(Code that draws figures)
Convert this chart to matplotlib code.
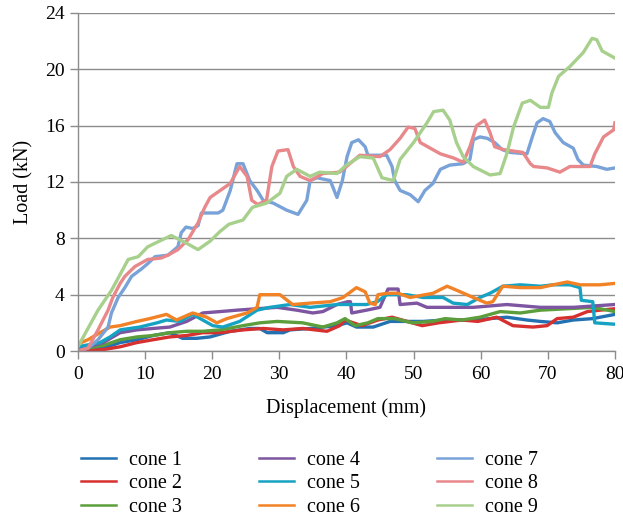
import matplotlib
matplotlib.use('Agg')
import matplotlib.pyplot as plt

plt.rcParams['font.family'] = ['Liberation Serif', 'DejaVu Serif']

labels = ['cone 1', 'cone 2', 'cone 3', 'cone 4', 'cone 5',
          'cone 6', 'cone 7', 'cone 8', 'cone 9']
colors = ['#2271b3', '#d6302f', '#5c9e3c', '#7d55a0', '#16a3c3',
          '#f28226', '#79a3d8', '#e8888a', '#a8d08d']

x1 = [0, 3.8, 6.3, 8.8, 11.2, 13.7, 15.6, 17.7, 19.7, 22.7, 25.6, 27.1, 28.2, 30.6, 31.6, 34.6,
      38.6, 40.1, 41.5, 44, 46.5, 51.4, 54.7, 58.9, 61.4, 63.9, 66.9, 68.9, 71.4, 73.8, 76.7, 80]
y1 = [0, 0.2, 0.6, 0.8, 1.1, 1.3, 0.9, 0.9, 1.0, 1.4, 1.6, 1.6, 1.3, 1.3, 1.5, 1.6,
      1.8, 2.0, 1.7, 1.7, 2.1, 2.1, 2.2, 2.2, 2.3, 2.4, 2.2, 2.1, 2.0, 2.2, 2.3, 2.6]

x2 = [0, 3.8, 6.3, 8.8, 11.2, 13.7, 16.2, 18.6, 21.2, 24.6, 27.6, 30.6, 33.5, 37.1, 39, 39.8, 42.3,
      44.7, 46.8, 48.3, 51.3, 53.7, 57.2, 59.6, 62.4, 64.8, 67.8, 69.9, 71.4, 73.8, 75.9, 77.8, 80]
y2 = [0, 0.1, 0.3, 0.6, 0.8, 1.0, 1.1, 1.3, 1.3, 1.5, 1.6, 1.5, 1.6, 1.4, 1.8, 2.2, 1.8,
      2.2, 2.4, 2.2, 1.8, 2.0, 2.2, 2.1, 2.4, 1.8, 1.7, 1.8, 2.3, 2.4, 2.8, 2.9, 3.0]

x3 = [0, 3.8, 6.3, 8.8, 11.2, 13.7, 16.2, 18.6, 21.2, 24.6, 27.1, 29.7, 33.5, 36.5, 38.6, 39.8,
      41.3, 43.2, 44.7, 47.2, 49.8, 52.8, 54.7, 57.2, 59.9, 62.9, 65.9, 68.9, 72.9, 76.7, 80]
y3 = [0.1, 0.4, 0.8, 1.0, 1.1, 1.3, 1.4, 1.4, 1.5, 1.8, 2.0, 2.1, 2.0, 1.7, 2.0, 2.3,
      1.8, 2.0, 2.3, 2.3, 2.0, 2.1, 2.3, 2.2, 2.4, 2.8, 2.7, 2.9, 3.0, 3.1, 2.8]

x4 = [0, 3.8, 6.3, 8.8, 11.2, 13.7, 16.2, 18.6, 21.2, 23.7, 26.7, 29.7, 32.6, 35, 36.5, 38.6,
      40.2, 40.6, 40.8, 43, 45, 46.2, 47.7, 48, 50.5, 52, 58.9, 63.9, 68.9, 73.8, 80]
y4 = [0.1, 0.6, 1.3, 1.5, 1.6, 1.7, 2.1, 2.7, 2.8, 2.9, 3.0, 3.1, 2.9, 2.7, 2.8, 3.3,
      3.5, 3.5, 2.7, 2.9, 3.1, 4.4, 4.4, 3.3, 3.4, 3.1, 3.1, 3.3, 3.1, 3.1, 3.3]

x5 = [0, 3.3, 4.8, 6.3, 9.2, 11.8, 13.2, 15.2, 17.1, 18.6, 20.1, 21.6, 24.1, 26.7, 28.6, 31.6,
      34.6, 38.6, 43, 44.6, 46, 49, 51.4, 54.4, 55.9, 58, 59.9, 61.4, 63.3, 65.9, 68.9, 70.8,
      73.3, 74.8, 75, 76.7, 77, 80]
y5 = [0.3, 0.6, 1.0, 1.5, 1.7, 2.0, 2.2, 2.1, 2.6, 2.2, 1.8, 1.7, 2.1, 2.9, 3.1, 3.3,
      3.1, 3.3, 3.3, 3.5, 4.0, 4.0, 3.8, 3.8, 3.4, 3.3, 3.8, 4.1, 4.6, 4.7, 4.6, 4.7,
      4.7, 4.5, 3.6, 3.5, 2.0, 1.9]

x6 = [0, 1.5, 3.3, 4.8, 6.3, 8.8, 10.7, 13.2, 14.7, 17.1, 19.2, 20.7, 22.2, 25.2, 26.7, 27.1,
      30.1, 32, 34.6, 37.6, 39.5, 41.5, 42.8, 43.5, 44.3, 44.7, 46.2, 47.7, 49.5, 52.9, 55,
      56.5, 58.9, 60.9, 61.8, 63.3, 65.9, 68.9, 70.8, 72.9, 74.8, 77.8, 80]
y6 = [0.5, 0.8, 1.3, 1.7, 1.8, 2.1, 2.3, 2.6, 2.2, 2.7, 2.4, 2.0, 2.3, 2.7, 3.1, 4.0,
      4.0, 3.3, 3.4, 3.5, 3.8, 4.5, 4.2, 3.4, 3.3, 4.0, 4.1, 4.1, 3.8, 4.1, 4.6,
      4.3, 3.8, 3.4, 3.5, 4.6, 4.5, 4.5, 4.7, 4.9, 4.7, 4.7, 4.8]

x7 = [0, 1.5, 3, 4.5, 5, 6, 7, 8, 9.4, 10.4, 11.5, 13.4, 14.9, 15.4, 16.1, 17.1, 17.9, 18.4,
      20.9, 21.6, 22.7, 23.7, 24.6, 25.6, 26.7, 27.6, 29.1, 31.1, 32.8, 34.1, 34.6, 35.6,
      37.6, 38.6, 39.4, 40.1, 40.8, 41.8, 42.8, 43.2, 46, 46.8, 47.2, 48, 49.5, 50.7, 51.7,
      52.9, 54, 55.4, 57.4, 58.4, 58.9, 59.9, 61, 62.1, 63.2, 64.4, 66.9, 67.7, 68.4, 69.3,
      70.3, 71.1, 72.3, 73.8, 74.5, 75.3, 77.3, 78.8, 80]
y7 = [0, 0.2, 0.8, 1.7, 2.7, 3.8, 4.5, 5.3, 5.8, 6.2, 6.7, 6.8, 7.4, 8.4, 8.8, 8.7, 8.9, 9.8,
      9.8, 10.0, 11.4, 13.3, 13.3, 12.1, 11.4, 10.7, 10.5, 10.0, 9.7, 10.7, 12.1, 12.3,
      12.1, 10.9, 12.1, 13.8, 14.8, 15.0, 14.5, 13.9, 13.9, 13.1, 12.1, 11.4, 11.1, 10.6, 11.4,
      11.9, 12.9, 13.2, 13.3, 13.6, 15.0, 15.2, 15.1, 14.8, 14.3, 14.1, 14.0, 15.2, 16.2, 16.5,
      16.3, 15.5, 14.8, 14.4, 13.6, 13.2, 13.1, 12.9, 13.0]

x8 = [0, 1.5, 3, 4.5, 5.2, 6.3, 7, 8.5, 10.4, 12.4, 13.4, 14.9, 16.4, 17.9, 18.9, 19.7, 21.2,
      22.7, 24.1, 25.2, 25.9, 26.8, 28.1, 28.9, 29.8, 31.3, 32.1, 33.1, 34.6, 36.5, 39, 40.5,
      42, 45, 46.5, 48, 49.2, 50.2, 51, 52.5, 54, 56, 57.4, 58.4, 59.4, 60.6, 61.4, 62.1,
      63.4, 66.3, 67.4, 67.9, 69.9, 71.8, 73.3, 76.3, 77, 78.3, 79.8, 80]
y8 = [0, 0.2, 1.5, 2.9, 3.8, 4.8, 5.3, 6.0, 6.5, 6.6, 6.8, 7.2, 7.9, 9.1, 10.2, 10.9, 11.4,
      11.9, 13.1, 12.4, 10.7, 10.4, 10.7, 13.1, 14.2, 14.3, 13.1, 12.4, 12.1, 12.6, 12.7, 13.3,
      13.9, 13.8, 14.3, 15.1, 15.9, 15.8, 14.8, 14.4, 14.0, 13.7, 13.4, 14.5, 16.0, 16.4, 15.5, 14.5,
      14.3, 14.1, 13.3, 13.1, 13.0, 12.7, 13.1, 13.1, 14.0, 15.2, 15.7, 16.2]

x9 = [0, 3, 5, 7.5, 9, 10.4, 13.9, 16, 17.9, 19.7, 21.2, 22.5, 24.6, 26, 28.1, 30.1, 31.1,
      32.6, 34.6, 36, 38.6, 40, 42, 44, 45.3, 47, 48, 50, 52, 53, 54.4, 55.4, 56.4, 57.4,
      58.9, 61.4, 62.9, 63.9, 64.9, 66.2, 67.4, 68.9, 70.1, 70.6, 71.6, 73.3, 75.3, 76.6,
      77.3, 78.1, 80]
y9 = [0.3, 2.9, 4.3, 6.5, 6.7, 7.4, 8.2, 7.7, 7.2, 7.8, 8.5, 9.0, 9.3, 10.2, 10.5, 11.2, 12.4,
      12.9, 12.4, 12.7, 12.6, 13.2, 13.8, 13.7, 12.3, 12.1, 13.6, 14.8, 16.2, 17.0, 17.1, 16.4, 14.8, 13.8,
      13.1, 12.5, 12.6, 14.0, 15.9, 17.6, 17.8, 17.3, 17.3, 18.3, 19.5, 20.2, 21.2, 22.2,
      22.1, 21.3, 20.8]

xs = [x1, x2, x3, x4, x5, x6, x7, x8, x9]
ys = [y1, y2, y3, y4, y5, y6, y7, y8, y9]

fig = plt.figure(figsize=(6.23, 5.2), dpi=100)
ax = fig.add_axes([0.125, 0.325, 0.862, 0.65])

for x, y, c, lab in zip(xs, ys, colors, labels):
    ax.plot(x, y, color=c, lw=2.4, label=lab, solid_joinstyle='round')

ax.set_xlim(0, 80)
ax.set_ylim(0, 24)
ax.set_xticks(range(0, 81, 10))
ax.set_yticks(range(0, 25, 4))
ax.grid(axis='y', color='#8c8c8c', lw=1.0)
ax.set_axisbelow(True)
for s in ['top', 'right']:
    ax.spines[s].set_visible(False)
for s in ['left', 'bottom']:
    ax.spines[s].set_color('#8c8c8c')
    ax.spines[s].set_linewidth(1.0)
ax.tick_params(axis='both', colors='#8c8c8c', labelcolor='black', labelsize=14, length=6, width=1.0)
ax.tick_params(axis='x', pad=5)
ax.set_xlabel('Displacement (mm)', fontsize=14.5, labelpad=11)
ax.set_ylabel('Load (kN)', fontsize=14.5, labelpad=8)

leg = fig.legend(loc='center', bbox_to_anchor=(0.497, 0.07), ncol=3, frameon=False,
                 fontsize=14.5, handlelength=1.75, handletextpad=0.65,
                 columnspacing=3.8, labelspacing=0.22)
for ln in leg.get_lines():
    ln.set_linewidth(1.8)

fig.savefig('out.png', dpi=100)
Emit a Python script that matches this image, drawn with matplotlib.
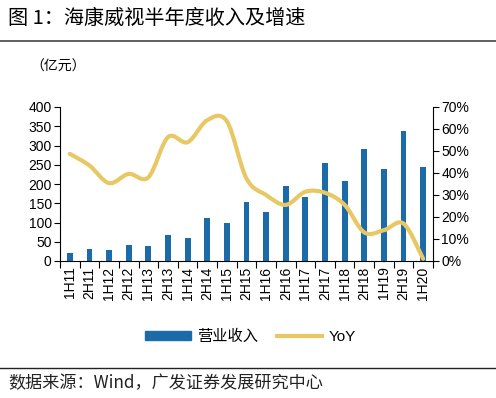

[WHAT IS REQUIRED]: Repeat the listing above from its first line through the line that contains "3.0, 3.1, 2.8]", both included, and nothing more. Drop the pictures.

[RESPONSE]:
Convert this chart to matplotlib code.
import matplotlib
matplotlib.use('Agg')
import matplotlib.pyplot as plt

plt.rcParams['font.family'] = ['Liberation Serif', 'DejaVu Serif']

labels = ['cone 1', 'cone 2', 'cone 3', 'cone 4', 'cone 5',
          'cone 6', 'cone 7', 'cone 8', 'cone 9']
colors = ['#2271b3', '#d6302f', '#5c9e3c', '#7d55a0', '#16a3c3',
          '#f28226', '#79a3d8', '#e8888a', '#a8d08d']

x1 = [0, 3.8, 6.3, 8.8, 11.2, 13.7, 15.6, 17.7, 19.7, 22.7, 25.6, 27.1, 28.2, 30.6, 31.6, 34.6,
      38.6, 40.1, 41.5, 44, 46.5, 51.4, 54.7, 58.9, 61.4, 63.9, 66.9, 68.9, 71.4, 73.8, 76.7, 80]
y1 = [0, 0.2, 0.6, 0.8, 1.1, 1.3, 0.9, 0.9, 1.0, 1.4, 1.6, 1.6, 1.3, 1.3, 1.5, 1.6,
      1.8, 2.0, 1.7, 1.7, 2.1, 2.1, 2.2, 2.2, 2.3, 2.4, 2.2, 2.1, 2.0, 2.2, 2.3, 2.6]

x2 = [0, 3.8, 6.3, 8.8, 11.2, 13.7, 16.2, 18.6, 21.2, 24.6, 27.6, 30.6, 33.5, 37.1, 39, 39.8, 42.3,
      44.7, 46.8, 48.3, 51.3, 53.7, 57.2, 59.6, 62.4, 64.8, 67.8, 69.9, 71.4, 73.8, 75.9, 77.8, 80]
y2 = [0, 0.1, 0.3, 0.6, 0.8, 1.0, 1.1, 1.3, 1.3, 1.5, 1.6, 1.5, 1.6, 1.4, 1.8, 2.2, 1.8,
      2.2, 2.4, 2.2, 1.8, 2.0, 2.2, 2.1, 2.4, 1.8, 1.7, 1.8, 2.3, 2.4, 2.8, 2.9, 3.0]

x3 = [0, 3.8, 6.3, 8.8, 11.2, 13.7, 16.2, 18.6, 21.2, 24.6, 27.1, 29.7, 33.5, 36.5, 38.6, 39.8,
      41.3, 43.2, 44.7, 47.2, 49.8, 52.8, 54.7, 57.2, 59.9, 62.9, 65.9, 68.9, 72.9, 76.7, 80]
y3 = [0.1, 0.4, 0.8, 1.0, 1.1, 1.3, 1.4, 1.4, 1.5, 1.8, 2.0, 2.1, 2.0, 1.7, 2.0, 2.3,
      1.8, 2.0, 2.3, 2.3, 2.0, 2.1, 2.3, 2.2, 2.4, 2.8, 2.7, 2.9, 3.0, 3.1, 2.8]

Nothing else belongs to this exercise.